Tuesday, July 16, 2013

The Many Emotions of Summer Camp

I’ve just returned from two weeks of directing Saint Stephen’s Summer Camp for the Holy Metropolis of Atlanta at the Diakonia Retreat Center in Salem, SC. This very special summer camp ministry has given me the blessing of participating in the core of the Metropolis Youth Ministries. I currently serve as Co-Director with three dedicated and loving priests. We each share a portion of the summer schedule after months of planning and conference calls. As I write this blog, there are still two more sessions of camp to bring to completion. I must say, exhaustion aside, I miss being there with such loving staff and campers.

Summer camp brings out every emotion from sadness to joy, from frustration to comfort, and from doubt to trust. In the past two weeks I have witnessed all these and more, but what really touches my heart isn’t the emotion but the transition from negative emotions to positive. The first night of camp brings hesitation and homesickness as campers meet new people and experience, many for the first time EVER, their first night away from family. Shyness often turns to tears as these first year campers come to us begging, “Can I call home?” I’ve been down that road before and I “haven’t lost one yet.” It normally goes like this…
Camper: “Can I call home?”
Me: “Why?”
Camper: “I’m not feeling so good.”
Me: “What would you say to your mom right now?” (Keep in mind it is normally almost MIDNIGHT at this point)
Camper: “I want to go home.”
Me: “Since you can’t go home tonight anyway, why not go back to your room and sleep with your cabin. Then, come and talk to me in the morning.”
Camper: “Ok.”
Off to bed they go…almost never to return the next morning. Tears have turned to smiles in the morning.

By day two and three, camp has become a comfortable routine and deep friendships have already been established. Then comes day four….the day we offer the Mystery (Sacrament) of Holy Confession. Each camper is invited and encouraged, but never forced, to confess to a priest. I always make it a point to remind the campers of the grace of God that is present in every sacrament of the Church, but especially the healing power of God’s grace in Holy Confession. This is the day each priest cherishes when it’s over but dreads before it begins. After just a few days of summer camp, the love and trust between campers and clergy has reached a pinnacle and together in the grace of God, our souls meet for a brief moment and real healing begins. I’ve witnessed many tears turned to joy in Holy Confession. But Holy Confession is only a beginning….

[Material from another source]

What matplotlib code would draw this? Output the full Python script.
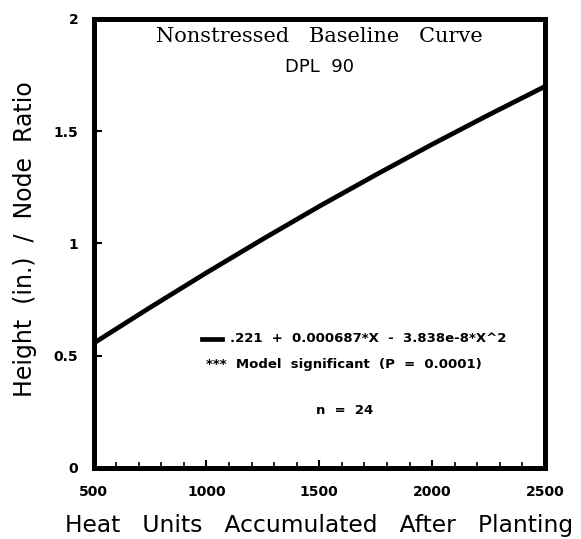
import matplotlib
matplotlib.use("Agg")
import matplotlib.pyplot as plt
from matplotlib.ticker import MultipleLocator

# values
heatUnits = [500, 750, 1000, 1250, 1500, 1750, 2000, 2250, 2500]
ratio = [0.555, 0.714, 0.869, 1.019, 1.165, 1.305, 1.441, 1.572, 1.699]

xTicks = [500, 1000, 1500, 2000, 2500]
yTicks = [0, 0.5, 1, 1.5, 2]
yTickLabels = ['0', '0.5', '1', '1.5', '2']

fig = plt.figure(figsize=(5.81, 5.39), dpi=100)
# axes box: left 93, right 545, top 19, bottom 468 (pixels)
ax = fig.add_axes([0.161, 0.132, 0.777, 0.833])

ax.plot(heatUnits, ratio, color='black', lw=3.4, solid_capstyle='butt')

ax.set_xlim(500, 2500)
ax.set_ylim(0, 2)
ax.set_xticks(xTicks)
ax.set_xticklabels([str(t) for t in xTicks])
ax.set_yticks(yTicks)
ax.set_yticklabels(yTickLabels)
ax.xaxis.set_minor_locator(MultipleLocator(100))
ax.tick_params(direction='in', length=6, width=1.5, labelsize=10)
ax.tick_params(which='minor', direction='in', length=4, width=1.2)
ax.tick_params(axis='x', pad=12)
ax.tick_params(axis='y', pad=11)
for lab in ax.get_xticklabels() + ax.get_yticklabels():
    lab.set_fontweight('bold')
for s in ax.spines.values():
    s.set_linewidth(3.6)

ax.set_xlabel('Heat   Units   Accumulated   After   Planting', fontsize=16.8)
ax.set_ylabel('Height  (in.)  /  Node  Ratio', fontsize=17)
ax.xaxis.set_label_coords(0.5, -0.102)
ax.yaxis.set_label_coords(-0.125, 0.51)

ax.text(0.5, 0.948, 'Nonstressed   Baseline   Curve', transform=ax.transAxes,
        ha='center', va='baseline', fontsize=15, family='DejaVu Serif')
ax.text(0.5, 0.881, 'DPL  90', transform=ax.transAxes,
        ha='center', va='baseline', fontsize=13)

# legend-ish annotation
ax.plot([0.240, 0.285], [0.288, 0.288], transform=ax.transAxes, color='black', lw=3.4)
ax.text(0.302, 0.288, '.221  +  0.000687*X  -  3.838e-8*X^2', transform=ax.transAxes,
        ha='left', va='center', fontsize=9.5, fontweight='bold')
ax.text(0.249, 0.230, '***  Model  significant  (P  =  0.0001)', transform=ax.transAxes,
        ha='left', va='center', fontsize=9.5, fontweight='bold')
ax.text(0.493, 0.127, 'n  =  24', transform=ax.transAxes,
        ha='left', va='center', fontsize=9.5, fontweight='bold')

plt.savefig('out.png', dpi=100)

The last full day of camp is the reason we all gather each summer. The Divine Liturgy is the center of our Orthodox Christian life, and brings the healing ministry of summer camp to a climax. Campers and staff join clergy in the Mystery of Holy Eucharist in the presence of the Holy Spirit. One by one, we each receive Holy Communion, the manifestation that God has become man so that we might, by God’s grace, participate in His divinity. Following Divine Liturgy we each experience the freedom of Christ’s love and our hearts are again restored to their purity in His love.

But every camp must end and Saturday is a return to tears, but they’re different. Sunday’s tears were filled with fear and longing to be at home. Now on Saturday, our tears are altogether different. We feel the warmth and trust and love and joy of camp. We know the world is filled with more pain, so our hearts are drawn to remain in Christ’s love, so strong at camp, rather than depart for the “real world” of bullies, judgment, and self-image issues.

This is where MY emotions are the strongest. I know the pain of the world awaits the campers. Will they remember the tools we taught them to remain pure? Will they take full advantage of the Church’s healing ministry and guidance to fight temptation? This is when I REALLY feel like the “father” they call me. I know I must send them out into the world, but wish I could protect them forever! Only one thing comforts my soul as I bid the campers farewell….the Holy Spirit is greater than all the protection I can offer. Go in peace my dear campers….we will meet again.